Clea Simon immerses readers and her new series sleuth,  music journalist Tara Winton, in the 1980s Boston club scene in the noir-tinged World Enough (Severn House, ARC). Tara once covered the city’s punk rock bands for fanzines that paid little but gave her needed access. Now working in a dull corporate communications job, Tara is drawn back to the heady, long-ago times when her former editor asks her to write a piece on Boston bands for his glossy city magazine. The assignment coincides with the accidental death of musician Frank Turcotte, although Tara wonders if her old friend, sober for 20 years, really just fell down the stairs. And could his death be connected to that of once rising star Chris Crack back in the day? She soon discovers that digging into the past can prove dangerous, but letting go just isn’t in her nature. Once a reporter, always a reporter.
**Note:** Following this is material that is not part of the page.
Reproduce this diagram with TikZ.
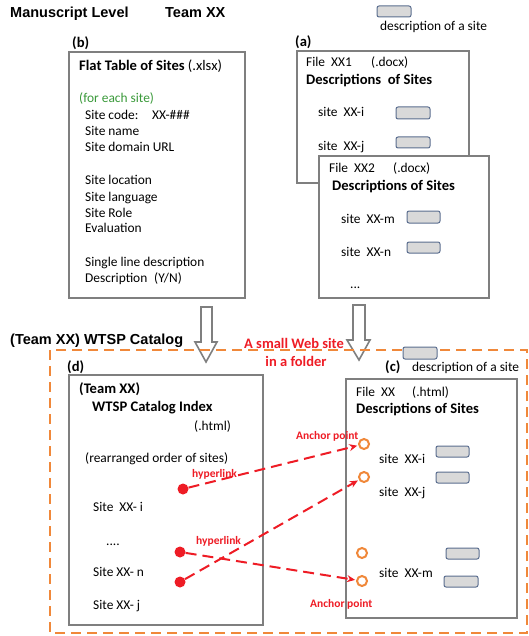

Simon knows what’s she writing about.

Actress Krysten Ritter is well-known for her roles on TV’s Breaking Bad and Marvel’s Jessica Jones, but I wouldn’t be surprised to see her playing the lead in a film adaptation of Bonfire (Crown, Archetype, digital galley). After all, Ritter wrote the book, and it’s easy to picture her as Chicago environmental lawyer Abby Williams, who returns to her Indiana hometown after 10 years to investigate its most influential employer. But looking into Optimal Plastics’ possible pollution of Barrows’ water supply and its ties to local government means Abby must confront her own past. Snubbed in high school by the popular set, Abby is rattled by her old classmates. The boy she once crushed on is now an Optimal spokesman, a former cheerleader is an assistant high school principal, a bad-boy slacker has become a responsible single dad. And then there’s Kaycee, Abby’s sometimes childhood friend, who was always at the center of things before she suddenly disappeared. Inevitably, Abby’s questions about Optimal lead to questions about Kaycee, but Ritter generates suspense and an air of immediacy with her present-tense narrative. Don’t wait for the movie.
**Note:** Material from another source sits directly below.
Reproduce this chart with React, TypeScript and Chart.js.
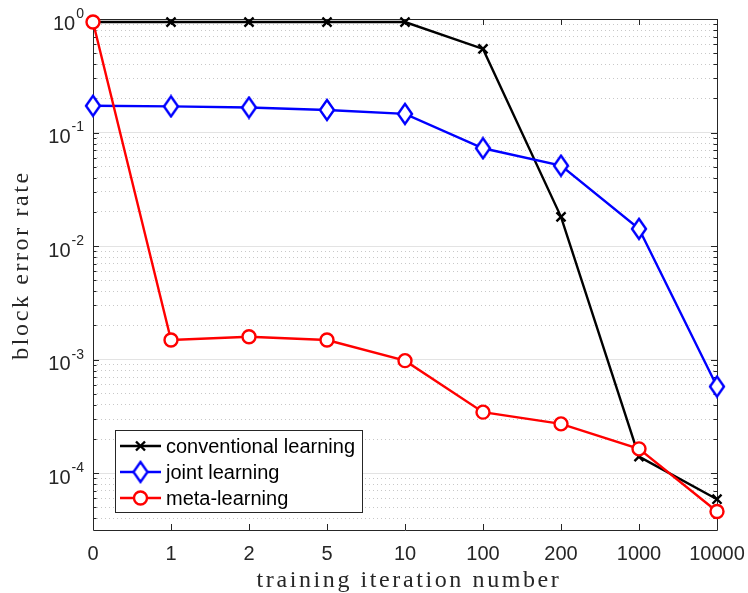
import React, { useEffect, useRef } from "react";
import { Chart, registerables } from "chart.js";

Chart.register(...registerables);

const categories = ["0", "1", "2", "5", "10", "100", "200", "1000", "10000"];
const conventional = [0.94, 0.94, 0.94, 0.94, 0.94, 0.545, 0.0181, 1.4e-4, 5.9e-5];
const joint = [0.172, 0.17, 0.166, 0.158, 0.146, 0.0727, 0.0511, 0.0142, 5.8e-4];
const meta = [0.94, 1.49e-3, 1.59e-3, 1.49e-3, 9.8e-4, 3.45e-4, 2.72e-4, 1.64e-4, 4.6e-5];
const seriesLabels = ["conventional learning", "joint learning", "meta-learning"];
const yExponents = [0, -1, -2, -3, -4];
const xTitle = "training iteration number";
const yTitle = "block error rate";

const Y_MIN = Math.pow(10, -4.5);
const Y_MAX = 1;
const AXIS_COLOR = "#262626";
const SANS = '"Liberation Sans", Arial, Helvetica, sans-serif';
const SERIF = '"Liberation Serif", "Times New Roman", serif';

function makeDiamond(): HTMLCanvasElement {
  const c = document.createElement("canvas");
  c.width = 18;
  c.height = 24;
  const g = c.getContext("2d")!;
  g.beginPath();
  g.moveTo(9, 2);
  g.lineTo(16, 12);
  g.lineTo(9, 22);
  g.lineTo(2, 12);
  g.closePath();
  g.fillStyle = "#ffffff";
  g.fill();
  g.lineWidth = 2.4;
  g.strokeStyle = "#0000ff";
  g.lineJoin = "miter";
  g.stroke();
  return c;
}

export default function App() {
  const ref = useRef<HTMLCanvasElement>(null);

  useEffect(() => {
    document.body.style.margin = "0";
    const diamond = makeDiamond();

    const framePlugin = {
      id: "frameTicks",
      beforeDatasetsDraw(chart: any) {
        const { ctx, chartArea } = chart;
        const { left, right, top, bottom } = chartArea;
        const xs = chart.scales.x;
        const ys = chart.scales.y;
        ctx.save();
        ctx.strokeStyle = AXIS_COLOR;
        ctx.lineWidth = 1;
        ctx.beginPath();
        ctx.rect(Math.round(left) + 0.5, Math.round(top) + 0.5, Math.round(right - left), Math.round(bottom - top));
        ctx.stroke();
        ctx.beginPath();
        for (let i = 0; i < categories.length; i++) {
          const x = Math.round(xs.getPixelForValue(i)) + 0.5;
          ctx.moveTo(x, bottom);
          ctx.lineTo(x, bottom - 6);
          ctx.moveTo(x, top);
          ctx.lineTo(x, top + 6);
        }
        ys.ticks.forEach((t: any) => {
          const y = Math.round(ys.getPixelForValue(t.value)) + 0.5;
          const len = t.major ? 6 : 3.5;
          ctx.moveTo(left, y);
          ctx.lineTo(left + len, y);
          ctx.moveTo(right, y);
          ctx.lineTo(right - len, y);
        });
        ctx.stroke();
        ctx.restore();
      },
      afterDatasetsDraw(chart: any) {
        const { ctx } = chart;
        const bx = 115, by = 430, bw = 247, bh = 82;
        ctx.save();
        ctx.fillStyle = "#ffffff";
        ctx.fillRect(bx, by, bw, bh);
        ctx.strokeStyle = AXIS_COLOR;
        ctx.lineWidth = 1;
        ctx.strokeRect(bx + 0.5, by + 0.5, bw, bh);
        const rows = [446, 472, 498];
        const colors = ["#000000", "#0000ff", "#ff0000"];
        rows.forEach((yy, i) => {
          ctx.strokeStyle = colors[i];
          ctx.lineWidth = 2.4;
          ctx.beginPath();
          ctx.moveTo(120, yy);
          ctx.lineTo(161, yy);
          ctx.stroke();
          const mx = 140.5;
          if (i === 0) {
            ctx.lineWidth = 2.4;
            ctx.beginPath();
            ctx.moveTo(mx - 4.5, yy - 4.5);
            ctx.lineTo(mx + 4.5, yy + 4.5);
            ctx.moveTo(mx + 4.5, yy - 4.5);
            ctx.lineTo(mx - 4.5, yy + 4.5);
            ctx.stroke();
          } else if (i === 1) {
            ctx.drawImage(diamond, mx - 9, yy - 12);
          } else {
            ctx.beginPath();
            ctx.arc(mx, yy, 6.5, 0, Math.PI * 2);
            ctx.fillStyle = "#ffffff";
            ctx.fill();
            ctx.stroke();
          }
          ctx.fillStyle = "#000000";
          ctx.font = `20px ${SANS}`;
          ctx.textAlign = "left";
          ctx.textBaseline = "middle";
          ctx.fillText(seriesLabels[i], 166, yy + 1);
        });
        ctx.restore();
      },
      afterDraw(chart: any) {
        const { ctx, chartArea } = chart;
        const ys = chart.scales.y;
        ctx.save();
        ctx.fillStyle = AXIS_COLOR;
        yExponents.forEach((e) => {
          const y = ys.getPixelForValue(Math.pow(10, e));
          const sup = String(e);
          ctx.font = `14px ${SANS}`;
          const sw = ctx.measureText(sup).width;
          const rightEdge = chartArea.left - 9;
          ctx.textAlign = "left";
          ctx.textBaseline = "middle";
          ctx.fillText(sup, rightEdge - sw, y - 5);
          ctx.font = `20px ${SANS}`;
          ctx.textAlign = "right";
          ctx.fillText("10", rightEdge - sw - 1, y + 5);
        });
        ctx.font = `24px ${SERIF}`;
        (ctx as any).letterSpacing = "2.6px";
        ctx.textAlign = "center";
        ctx.textBaseline = "alphabetic";
        ctx.fillText(xTitle, (chartArea.left + chartArea.right) / 2 + 4, 587);
        ctx.translate(28, 265);
        ctx.rotate(-Math.PI / 2);
        ctx.fillText(yTitle, 0, 0);
        ctx.restore();
      },
    };

    const chart = new Chart(ref.current!, {
      type: "line",
      data: {
        labels: categories,
        datasets: [
          {
            label: seriesLabels[0],
            data: conventional,
            borderColor: "#000000",
            backgroundColor: "#000000",
            borderWidth: 2.4,
            pointStyle: "crossRot",
            pointRadius: 6.4,
            pointBorderWidth: 2.4,
            order: 2,
            clip: false,
          },
          {
            label: seriesLabels[1],
            data: joint,
            borderColor: "#0000ff",
            backgroundColor: "#ffffff",
            borderWidth: 2.4,
            pointStyle: diamond,
            pointRadius: 9,
            order: 1,
            clip: false,
          },
          {
            label: seriesLabels[2],
            data: meta,
            borderColor: "#ff0000",
            backgroundColor: "#ffffff",
            borderWidth: 2.4,
            pointStyle: "circle",
            pointRadius: 6.5,
            pointBorderWidth: 2.4,
            order: 0,
            clip: false,
          },
        ],
      },
      options: {
        responsive: false,
        animation: false,
        layout: { padding: { top: 19, right: 31, left: 0, bottom: 0 } },
        plugins: { legend: { display: false }, tooltip: { enabled: false } },
        elements: { line: { tension: 0 } },
        scales: {
          x: {
            type: "category",
            offset: false,
            grid: { display: false, drawTicks: false },
            border: { display: false },
            ticks: {
              color: AXIS_COLOR,
              font: { family: SANS, size: 20 },
              padding: 12,
              maxRotation: 0,
              autoSkip: false,
            },
            afterFit: (s: any) => {
              s.height = 63;
              s.paddingLeft = 0;
              s.paddingRight = 0;
            },
          },
          y: {
            type: "logarithmic",
            min: Y_MIN,
            max: Y_MAX,
            afterBuildTicks: (s: any) => {
              const t: any[] = [];
              for (let e = -5; e <= 0; e++) {
                for (let m = 1; m <= 9; m++) {
                  const v = m * Math.pow(10, e);
                  if (v >= Y_MIN && v <= Y_MAX * 1.0001) t.push({ value: v, major: m === 1 });
                }
              }
              s.ticks = t;
            },
            ticks: { display: false },
            grid: {
              drawTicks: false,
              lineWidth: 1,
              color: (c: any) => (c.tick && c.tick.major ? "#e3e3e3" : "#c8c8c8"),
            },
            border: {
              display: false,
              dash: (c: any) => (c.tick && !c.tick.major ? [1, 3] : []),
            },
            afterFit: (s: any) => {
              s.width = 93;
              s.paddingTop = 0;
              s.paddingBottom = 0;
            },
          },
        },
      },
      plugins: [framePlugin],
    } as any);

    return () => chart.destroy();
  }, []);

  return (
    <div style={{ position: "fixed", left: 0, top: 0, width: 748, height: 593, background: "#fff" }}>
      <canvas ref={ref} width={748} height={593} />
    </div>
  );
}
So what are the chances of two crime novels being published within a month of each other, both featuring small-town police detectives named Gemma, each investigating the murder of a high school teacher? Nor do the similarities between Emily Littlejohn’s A Season to Lie (St. Martin’s/Minotaur, digital galley) and Sarah Bailey’s The Dark Lake (Grand Central, digital galley) end there. Both Gemmas have live-in boyfriends with whom they have a child, both face on-the-job challenges, both are attractive, determined and flawed. And both deal with bad weather, although that means different things to the detectives. Gemma Monroe (A Season to Lie) battles blizzards in Cedar Valley in Colorado, while Gemma Woodstock (The Dark Lake) has to worry about a Christmas heat wave and wildfires in the Australian town of Smithson.  A Season to Lie is the second outing for Monroe, who was six months pregnant in Littlejohn’s Inherit the Bones. Now that baby Grace is three months old, her mom is hoping to ease back into work, but on her first night back, she and her partner discover a murdered man on the snowy campus of a private high school. The victim is famous author Delaware Fuente, a visiting lecturer using an alias while at Valley Academy. Fuente has other secrets, as do the close-knit townspeople who are split over the question of development by outsiders. There’s also an anonymous bully known as Grimm, who is terrorizing the academy students. And does another death mean a serial killer is at work? It’s a neatly plotted procedural. The Dark Lake, Bailey’s first novel, is more intricate in its secret-keeping. Gemma Woodstock went to high school with beautiful Rosalind Ryan, the popular drama teacher whose drowned body is found after opening night of her modernized version of Romeo and Juliet. Past collides with present as Gemma recalls the suicide of her high school boyfriend, whose younger brother is playing Romeo. Gemma also is juggling an affair with her married partner and her homelife with staid boyfriend Scott and toddler son Ben. Bailey alternates present-day events with Gemma’s flashbacks to high school and her rivalry with Rosalind. The time jumps make for an uneven pace as the investigation unfolds, but a nail-biting showdown atop a water tower offers a killer ending.